## WHAT IS ASKED
Write out again, word for word, the lines below from the line that holds "Clone this chart in Chart.js." through the line that holds "const colors = ['#8497B0', '#7030A0'];", omitting pictures.

## DATA PROVIDED
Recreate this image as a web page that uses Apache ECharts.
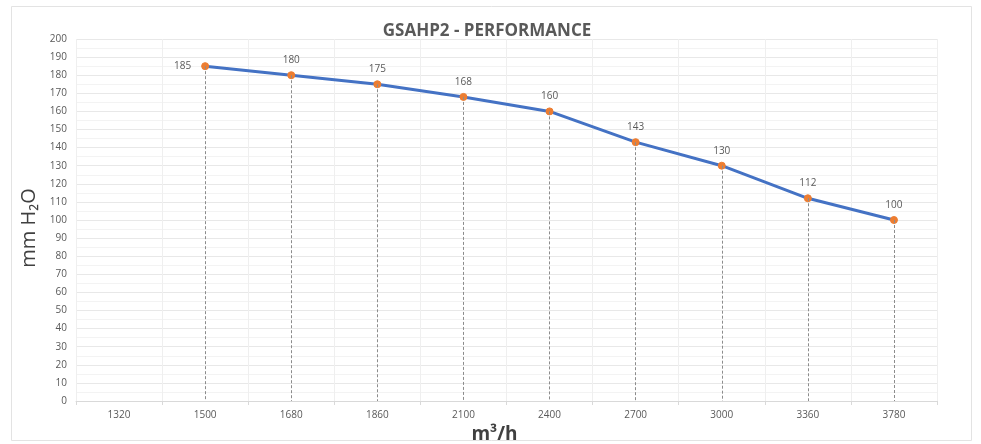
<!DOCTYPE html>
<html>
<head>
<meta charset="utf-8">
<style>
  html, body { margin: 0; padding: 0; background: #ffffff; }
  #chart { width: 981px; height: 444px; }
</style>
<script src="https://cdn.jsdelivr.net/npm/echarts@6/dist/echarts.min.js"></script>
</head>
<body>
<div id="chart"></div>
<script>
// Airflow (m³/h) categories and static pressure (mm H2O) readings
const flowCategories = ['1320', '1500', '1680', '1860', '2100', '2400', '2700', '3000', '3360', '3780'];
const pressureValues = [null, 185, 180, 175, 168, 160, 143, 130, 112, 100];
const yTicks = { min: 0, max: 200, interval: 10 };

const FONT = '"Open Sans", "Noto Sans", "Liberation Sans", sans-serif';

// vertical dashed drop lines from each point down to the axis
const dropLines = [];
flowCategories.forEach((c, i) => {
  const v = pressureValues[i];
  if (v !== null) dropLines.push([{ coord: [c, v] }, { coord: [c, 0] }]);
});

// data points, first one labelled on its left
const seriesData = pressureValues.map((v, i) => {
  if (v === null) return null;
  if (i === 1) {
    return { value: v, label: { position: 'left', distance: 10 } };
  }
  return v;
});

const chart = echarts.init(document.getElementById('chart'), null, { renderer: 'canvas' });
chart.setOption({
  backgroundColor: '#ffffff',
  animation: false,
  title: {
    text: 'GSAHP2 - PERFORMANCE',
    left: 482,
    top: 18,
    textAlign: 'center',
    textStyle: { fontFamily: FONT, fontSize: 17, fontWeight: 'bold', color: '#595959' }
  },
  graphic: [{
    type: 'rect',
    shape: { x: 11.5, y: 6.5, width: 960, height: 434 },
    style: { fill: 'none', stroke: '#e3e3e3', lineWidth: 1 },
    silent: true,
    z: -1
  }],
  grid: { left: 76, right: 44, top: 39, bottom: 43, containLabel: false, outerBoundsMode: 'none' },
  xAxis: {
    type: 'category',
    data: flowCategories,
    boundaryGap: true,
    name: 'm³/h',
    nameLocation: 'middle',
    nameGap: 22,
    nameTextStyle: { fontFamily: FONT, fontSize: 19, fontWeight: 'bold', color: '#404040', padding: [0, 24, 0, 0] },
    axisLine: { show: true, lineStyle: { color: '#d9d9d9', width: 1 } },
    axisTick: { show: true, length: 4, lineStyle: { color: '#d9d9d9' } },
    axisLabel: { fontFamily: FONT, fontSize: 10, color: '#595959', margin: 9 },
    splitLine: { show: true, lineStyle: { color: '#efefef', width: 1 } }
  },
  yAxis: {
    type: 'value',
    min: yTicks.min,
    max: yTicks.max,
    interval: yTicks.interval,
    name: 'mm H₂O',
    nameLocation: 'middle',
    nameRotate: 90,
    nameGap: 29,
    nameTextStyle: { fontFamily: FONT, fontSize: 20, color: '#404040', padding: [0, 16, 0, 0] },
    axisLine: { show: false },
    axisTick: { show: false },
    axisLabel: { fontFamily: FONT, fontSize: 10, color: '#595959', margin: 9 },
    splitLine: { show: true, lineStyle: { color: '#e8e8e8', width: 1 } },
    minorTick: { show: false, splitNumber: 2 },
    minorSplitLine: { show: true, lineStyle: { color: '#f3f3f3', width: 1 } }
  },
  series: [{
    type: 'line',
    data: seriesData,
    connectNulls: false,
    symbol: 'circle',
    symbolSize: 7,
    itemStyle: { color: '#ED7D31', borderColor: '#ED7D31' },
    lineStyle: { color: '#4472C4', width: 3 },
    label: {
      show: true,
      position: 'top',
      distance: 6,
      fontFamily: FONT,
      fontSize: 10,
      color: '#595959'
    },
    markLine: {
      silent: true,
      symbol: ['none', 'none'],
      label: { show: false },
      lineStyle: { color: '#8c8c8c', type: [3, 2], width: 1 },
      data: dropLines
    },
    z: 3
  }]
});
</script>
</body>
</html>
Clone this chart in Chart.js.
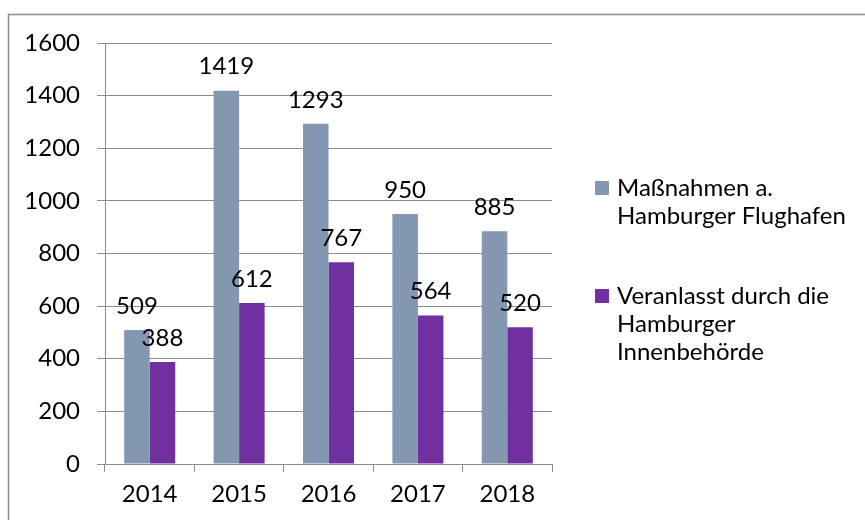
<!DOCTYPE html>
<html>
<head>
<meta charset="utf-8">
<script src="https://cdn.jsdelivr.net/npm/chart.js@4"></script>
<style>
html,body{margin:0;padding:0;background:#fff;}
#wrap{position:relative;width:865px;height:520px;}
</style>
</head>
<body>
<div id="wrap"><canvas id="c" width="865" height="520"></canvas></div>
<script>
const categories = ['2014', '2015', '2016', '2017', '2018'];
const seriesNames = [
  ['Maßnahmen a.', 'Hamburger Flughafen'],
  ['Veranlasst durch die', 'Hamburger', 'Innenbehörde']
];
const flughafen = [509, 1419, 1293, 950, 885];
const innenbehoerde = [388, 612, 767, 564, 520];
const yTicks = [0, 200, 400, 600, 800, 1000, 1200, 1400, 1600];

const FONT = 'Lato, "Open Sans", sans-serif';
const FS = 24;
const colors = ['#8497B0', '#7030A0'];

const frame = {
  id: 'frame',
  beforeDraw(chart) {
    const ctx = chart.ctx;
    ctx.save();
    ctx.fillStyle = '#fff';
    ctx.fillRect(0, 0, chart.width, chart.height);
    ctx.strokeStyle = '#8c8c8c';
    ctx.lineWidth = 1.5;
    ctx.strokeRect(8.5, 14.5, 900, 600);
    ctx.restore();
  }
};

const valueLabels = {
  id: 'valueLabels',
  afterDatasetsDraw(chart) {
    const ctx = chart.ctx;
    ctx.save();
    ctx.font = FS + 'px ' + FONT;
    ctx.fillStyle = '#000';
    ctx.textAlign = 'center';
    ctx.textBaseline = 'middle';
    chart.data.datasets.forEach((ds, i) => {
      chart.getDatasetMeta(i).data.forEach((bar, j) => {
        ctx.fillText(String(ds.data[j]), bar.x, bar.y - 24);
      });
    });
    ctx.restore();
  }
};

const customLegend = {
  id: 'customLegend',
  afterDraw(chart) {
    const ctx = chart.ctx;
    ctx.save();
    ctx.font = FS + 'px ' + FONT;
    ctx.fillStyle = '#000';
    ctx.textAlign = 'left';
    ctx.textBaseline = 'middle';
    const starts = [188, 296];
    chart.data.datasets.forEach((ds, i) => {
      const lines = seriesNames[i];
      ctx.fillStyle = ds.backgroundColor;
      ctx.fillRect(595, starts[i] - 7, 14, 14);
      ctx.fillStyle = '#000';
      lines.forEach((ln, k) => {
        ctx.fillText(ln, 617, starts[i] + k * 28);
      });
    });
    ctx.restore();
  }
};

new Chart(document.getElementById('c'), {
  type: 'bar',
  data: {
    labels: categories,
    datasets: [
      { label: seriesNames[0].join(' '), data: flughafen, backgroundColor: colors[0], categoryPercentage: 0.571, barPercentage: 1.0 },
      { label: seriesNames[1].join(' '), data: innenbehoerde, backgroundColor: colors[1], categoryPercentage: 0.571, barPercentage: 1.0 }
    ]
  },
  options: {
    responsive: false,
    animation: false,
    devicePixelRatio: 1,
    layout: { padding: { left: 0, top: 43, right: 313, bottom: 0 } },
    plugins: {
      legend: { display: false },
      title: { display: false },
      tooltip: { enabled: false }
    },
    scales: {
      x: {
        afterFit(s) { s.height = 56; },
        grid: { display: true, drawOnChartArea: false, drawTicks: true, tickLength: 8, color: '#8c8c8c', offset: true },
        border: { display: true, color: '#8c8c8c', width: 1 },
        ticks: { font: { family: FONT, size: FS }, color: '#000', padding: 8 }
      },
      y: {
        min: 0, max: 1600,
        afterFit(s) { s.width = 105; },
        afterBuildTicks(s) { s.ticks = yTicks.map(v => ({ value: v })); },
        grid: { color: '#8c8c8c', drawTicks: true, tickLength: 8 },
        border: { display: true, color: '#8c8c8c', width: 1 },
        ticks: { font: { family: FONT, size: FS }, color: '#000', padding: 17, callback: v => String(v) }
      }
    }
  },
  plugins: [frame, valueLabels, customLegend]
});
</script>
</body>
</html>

## COMPLETE ANSWER
Clone this chart in Chart.js.
<!DOCTYPE html>
<html>
<head>
<meta charset="utf-8">
<script src="https://cdn.jsdelivr.net/npm/chart.js@4"></script>
<style>
html,body{margin:0;padding:0;background:#fff;}
#wrap{position:relative;width:865px;height:520px;}
</style>
</head>
<body>
<div id="wrap"><canvas id="c" width="865" height="520"></canvas></div>
<script>
const categories = ['2014', '2015', '2016', '2017', '2018'];
const seriesNames = [
  ['Maßnahmen a.', 'Hamburger Flughafen'],
  ['Veranlasst durch die', 'Hamburger', 'Innenbehörde']
];
const flughafen = [509, 1419, 1293, 950, 885];
const innenbehoerde = [388, 612, 767, 564, 520];
const yTicks = [0, 200, 400, 600, 800, 1000, 1200, 1400, 1600];

const FONT = 'Lato, "Open Sans", sans-serif';
const FS = 24;
const colors = ['#8497B0', '#7030A0'];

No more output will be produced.